Graves' Disease - Pathophysiology

Pathophysiology

In Graves' disease, an autoimmune disorder, the body produces antibodies to the TSH-Rs. (Antibodies to thyroglobulin and to the thyroid hormones T3 and T4 may also be produced.) These antibodies (TSHR-Ab) bind to the TSH-Rs, which are located on the cells that produce thyroid hormone in the thyroid gland (follicular cells), and chronically stimulate them, resulting in an abnormally high production of T3 and T4. This causes the clinical symptoms of hyperthyroidism, and the enlargement of the thyroid gland (visible as goitre).

The infiltrative exophthalmos, frequently encountered, has been explained by postulating the thyroid gland and the extraocular muscles share common antigens recognized by the antibodies. Antibodies binding to the extraocular muscles would cause swelling behind the eyeball. This swelling may be the consequence of mucopolysacharide deposition posterior to the eyes, a symptom tangentially related to Graves'. The "orange peel" skin has been explained by the infiltration of antibodies under the skin, causing an inflammatory reaction and subsequent fibrous plaques.

Three types of autoantibodies to the TSH-R are currently recognized:

• Thyroid-stimulating immunoglobulins (mainly immunoglobulin G) act as long-acting thyroid stimulants, activating the cells in a longer and slower way than the normal thyroid-stimulating hormone (TSH), leading to an elevated production of thyroid hormone.

• Thyroid growth immunoglobulins bind directly to the TSH-Rs, and have been implicated in the growth of thyroid follicles.

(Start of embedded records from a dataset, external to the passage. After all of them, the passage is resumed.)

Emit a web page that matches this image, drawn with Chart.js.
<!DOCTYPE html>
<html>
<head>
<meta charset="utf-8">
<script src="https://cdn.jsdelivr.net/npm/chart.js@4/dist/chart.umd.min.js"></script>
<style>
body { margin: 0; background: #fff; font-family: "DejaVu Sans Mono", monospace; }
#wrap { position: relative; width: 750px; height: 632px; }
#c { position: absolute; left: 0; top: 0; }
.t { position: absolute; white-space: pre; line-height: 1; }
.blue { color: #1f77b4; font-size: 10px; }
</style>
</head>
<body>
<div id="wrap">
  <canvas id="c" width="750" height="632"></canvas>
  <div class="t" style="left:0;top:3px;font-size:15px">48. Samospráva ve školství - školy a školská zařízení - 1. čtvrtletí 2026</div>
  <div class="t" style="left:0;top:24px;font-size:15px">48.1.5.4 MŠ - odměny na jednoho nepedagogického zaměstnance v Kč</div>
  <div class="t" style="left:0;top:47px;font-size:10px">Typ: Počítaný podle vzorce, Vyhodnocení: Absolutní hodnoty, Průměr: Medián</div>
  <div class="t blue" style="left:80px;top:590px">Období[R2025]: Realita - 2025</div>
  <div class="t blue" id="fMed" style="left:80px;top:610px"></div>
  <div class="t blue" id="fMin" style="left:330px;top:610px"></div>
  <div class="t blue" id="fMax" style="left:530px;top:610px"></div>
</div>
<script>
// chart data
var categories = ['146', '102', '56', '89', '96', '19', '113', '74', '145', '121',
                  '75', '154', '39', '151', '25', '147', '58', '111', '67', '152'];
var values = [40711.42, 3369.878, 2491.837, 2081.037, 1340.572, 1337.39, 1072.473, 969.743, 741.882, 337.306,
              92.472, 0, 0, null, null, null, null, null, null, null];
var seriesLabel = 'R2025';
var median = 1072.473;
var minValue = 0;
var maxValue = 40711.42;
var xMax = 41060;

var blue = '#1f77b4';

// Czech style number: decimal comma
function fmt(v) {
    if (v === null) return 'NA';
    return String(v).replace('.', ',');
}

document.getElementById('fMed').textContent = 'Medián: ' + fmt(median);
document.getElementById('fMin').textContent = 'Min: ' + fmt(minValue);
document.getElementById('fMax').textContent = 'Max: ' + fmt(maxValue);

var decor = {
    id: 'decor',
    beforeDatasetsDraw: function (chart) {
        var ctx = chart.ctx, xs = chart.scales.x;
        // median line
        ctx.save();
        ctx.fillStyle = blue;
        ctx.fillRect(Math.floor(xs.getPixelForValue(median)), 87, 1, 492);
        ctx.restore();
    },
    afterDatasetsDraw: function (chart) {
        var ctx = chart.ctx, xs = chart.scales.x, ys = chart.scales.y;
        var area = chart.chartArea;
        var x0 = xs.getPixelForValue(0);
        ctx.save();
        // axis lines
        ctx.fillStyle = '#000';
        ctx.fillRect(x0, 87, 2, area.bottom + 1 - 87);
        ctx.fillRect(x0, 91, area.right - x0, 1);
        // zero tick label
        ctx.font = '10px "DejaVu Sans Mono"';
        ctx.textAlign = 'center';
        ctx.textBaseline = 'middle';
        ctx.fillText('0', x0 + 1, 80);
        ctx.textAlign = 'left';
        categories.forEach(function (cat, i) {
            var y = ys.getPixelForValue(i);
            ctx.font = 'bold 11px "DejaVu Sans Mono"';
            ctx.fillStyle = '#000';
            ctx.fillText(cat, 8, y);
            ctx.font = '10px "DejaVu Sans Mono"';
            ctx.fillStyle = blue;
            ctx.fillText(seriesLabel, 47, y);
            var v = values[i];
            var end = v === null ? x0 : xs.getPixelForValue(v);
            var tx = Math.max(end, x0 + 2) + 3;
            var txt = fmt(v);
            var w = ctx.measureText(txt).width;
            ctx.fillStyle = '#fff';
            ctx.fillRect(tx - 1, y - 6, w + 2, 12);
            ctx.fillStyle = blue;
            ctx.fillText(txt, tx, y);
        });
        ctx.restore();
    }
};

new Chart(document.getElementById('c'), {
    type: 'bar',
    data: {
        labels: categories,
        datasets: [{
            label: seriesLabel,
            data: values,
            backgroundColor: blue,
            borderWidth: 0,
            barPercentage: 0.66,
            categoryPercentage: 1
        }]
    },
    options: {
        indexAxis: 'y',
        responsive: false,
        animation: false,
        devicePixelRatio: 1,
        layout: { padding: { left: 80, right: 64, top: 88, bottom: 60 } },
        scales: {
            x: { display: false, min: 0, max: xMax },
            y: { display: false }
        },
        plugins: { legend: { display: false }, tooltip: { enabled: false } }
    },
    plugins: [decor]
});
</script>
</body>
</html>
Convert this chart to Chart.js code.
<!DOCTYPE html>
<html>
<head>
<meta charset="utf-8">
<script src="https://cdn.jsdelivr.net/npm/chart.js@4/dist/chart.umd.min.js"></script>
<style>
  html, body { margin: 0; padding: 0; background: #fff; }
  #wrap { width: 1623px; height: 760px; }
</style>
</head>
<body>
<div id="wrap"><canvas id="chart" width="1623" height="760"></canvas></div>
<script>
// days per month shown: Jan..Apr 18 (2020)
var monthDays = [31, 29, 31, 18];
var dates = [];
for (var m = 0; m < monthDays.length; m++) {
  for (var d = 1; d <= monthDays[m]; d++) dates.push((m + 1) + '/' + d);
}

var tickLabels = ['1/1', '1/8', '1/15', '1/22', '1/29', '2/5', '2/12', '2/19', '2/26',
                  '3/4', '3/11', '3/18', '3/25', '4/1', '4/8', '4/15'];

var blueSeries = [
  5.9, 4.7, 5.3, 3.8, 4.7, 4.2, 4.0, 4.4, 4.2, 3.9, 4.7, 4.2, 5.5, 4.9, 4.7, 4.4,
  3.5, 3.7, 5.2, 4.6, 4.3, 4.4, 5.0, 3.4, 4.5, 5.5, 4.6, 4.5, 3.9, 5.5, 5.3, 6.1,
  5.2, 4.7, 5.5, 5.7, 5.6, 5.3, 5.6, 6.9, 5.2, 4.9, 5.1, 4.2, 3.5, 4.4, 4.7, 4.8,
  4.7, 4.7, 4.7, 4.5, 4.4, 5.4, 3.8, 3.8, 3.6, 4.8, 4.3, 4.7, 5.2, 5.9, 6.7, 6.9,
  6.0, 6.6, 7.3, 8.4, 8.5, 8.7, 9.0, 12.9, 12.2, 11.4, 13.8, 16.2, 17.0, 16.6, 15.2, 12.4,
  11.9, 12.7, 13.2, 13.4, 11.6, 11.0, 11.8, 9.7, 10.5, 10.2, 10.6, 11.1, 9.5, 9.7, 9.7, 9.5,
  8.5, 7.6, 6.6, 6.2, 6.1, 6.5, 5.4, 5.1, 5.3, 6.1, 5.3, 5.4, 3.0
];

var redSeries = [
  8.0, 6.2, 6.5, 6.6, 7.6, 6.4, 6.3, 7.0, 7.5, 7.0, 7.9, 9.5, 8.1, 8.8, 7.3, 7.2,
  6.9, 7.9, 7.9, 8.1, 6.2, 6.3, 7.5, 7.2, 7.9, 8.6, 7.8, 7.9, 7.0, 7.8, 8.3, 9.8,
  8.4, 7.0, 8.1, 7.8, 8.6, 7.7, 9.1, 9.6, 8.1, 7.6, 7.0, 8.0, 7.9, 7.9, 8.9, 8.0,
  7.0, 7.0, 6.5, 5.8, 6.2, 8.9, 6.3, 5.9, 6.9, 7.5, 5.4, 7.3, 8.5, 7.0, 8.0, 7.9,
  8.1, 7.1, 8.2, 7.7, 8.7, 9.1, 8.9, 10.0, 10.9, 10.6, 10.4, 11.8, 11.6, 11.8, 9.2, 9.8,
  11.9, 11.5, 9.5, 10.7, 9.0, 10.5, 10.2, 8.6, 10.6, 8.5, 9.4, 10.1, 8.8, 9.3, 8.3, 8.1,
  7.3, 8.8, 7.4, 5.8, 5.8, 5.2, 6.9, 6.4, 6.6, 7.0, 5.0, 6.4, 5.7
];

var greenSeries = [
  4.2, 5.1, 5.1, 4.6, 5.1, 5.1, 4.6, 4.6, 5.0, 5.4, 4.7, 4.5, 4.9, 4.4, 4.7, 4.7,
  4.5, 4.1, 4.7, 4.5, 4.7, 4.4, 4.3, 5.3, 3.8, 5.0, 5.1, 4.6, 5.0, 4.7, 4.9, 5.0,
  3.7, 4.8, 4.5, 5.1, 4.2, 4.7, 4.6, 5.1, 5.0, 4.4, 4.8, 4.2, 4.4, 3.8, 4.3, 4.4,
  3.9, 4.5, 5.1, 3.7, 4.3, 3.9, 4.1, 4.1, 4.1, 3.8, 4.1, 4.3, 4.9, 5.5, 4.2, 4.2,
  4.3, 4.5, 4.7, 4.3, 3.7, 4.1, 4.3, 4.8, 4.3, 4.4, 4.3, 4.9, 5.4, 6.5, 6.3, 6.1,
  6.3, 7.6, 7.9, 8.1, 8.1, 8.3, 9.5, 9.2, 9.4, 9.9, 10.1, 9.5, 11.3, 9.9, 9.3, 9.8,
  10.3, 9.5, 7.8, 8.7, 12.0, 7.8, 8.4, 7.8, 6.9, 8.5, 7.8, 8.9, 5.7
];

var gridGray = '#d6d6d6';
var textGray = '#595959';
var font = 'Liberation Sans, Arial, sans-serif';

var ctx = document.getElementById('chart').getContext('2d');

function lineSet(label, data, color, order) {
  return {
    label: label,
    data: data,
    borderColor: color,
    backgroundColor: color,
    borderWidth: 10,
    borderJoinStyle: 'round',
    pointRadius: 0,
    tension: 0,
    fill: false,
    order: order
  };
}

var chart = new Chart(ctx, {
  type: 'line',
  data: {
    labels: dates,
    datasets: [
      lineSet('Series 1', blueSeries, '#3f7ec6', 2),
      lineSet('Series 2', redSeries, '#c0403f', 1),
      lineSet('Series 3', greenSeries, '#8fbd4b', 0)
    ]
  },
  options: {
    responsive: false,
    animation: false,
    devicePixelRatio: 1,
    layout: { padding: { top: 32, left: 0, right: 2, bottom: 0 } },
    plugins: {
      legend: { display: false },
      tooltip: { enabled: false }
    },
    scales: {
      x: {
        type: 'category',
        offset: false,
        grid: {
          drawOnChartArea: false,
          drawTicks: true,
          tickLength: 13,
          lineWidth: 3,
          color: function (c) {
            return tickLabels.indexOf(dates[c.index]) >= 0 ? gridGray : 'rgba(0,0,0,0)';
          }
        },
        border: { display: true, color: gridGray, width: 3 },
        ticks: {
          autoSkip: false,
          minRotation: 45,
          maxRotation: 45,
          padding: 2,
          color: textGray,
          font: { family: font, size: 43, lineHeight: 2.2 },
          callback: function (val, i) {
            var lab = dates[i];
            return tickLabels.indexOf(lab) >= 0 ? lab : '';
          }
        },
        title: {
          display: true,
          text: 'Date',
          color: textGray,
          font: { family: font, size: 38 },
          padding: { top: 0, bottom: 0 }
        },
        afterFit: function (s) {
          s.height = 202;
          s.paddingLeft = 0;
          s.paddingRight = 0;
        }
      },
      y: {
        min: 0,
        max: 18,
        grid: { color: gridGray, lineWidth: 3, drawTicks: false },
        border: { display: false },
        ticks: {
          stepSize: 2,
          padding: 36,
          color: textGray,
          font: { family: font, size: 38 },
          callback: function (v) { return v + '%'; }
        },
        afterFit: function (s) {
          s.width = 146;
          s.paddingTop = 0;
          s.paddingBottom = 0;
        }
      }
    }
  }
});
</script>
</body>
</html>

• Thyrotropin binding-inhibiting immunoglobulins inhibit the normal union of TSH with its receptor. Some will actually act as if TSH itself is binding to its receptor, thus inducing thyroid function. Other types may not stimulate the thyroid gland, but will prevent thyroid-stimulating immunoglobulin and TSH from binding to and stimulating the receptor.

In their study of thyrotoxic patients, Sensenbach et al. found cerebral blood flow is increased, cerebral vascular resistance is decreased, arteriovenous oxygen difference is decreased, and oxygen consumption is unchanged. They found, during treatment, brain size was decreased significantly, and ventricular size was increased. The cause of this remarkable change is unknown, but may involve osmotic regulation. A study by Singh et al. showed for the first time that differential thyroidal status induces apoptosis in adult cerebral cortex. T3 acts directly on cerebral cortex mitochondria and induces release of cytochrome C to induce apoptosis. The adult cerebellum seems to be less responsive to changes in thyroidal status.

Hyperthyroidism causes lower levels of apolipoprotein (A), HDL, and ratio of total/HDL cholesterol. The processes and pathways mediating the intermediary metabolism of carbohydrates, lipids, and proteins are all affected by thyroid hormones in almost all tissues. Protein formation and destruction are both accelerated in hyperthyroidism. The absorption of vitamin A is increased and conversion of carotene to vitamin A is accelerated (the requirements of the body are likewise increased, and low blood concentrations of vitamin A may be found). Requirements for thiamine and B₆ and B₁₂ are increased. Lack of the B vitamins has been implicated as a cause of liver damage in thyrotoxicosis. Hyperthyroidism can also augment calcium levels in the blood by as much as 25% (hypercalcaemia). An increased excretion of calcium and phosphorus in the urine and stool can result in bone loss from osteoporosis. Also, parathyroid hormone levels tend to be suppressed in hyperthyroidism, possibly in response to elevated calcium levels.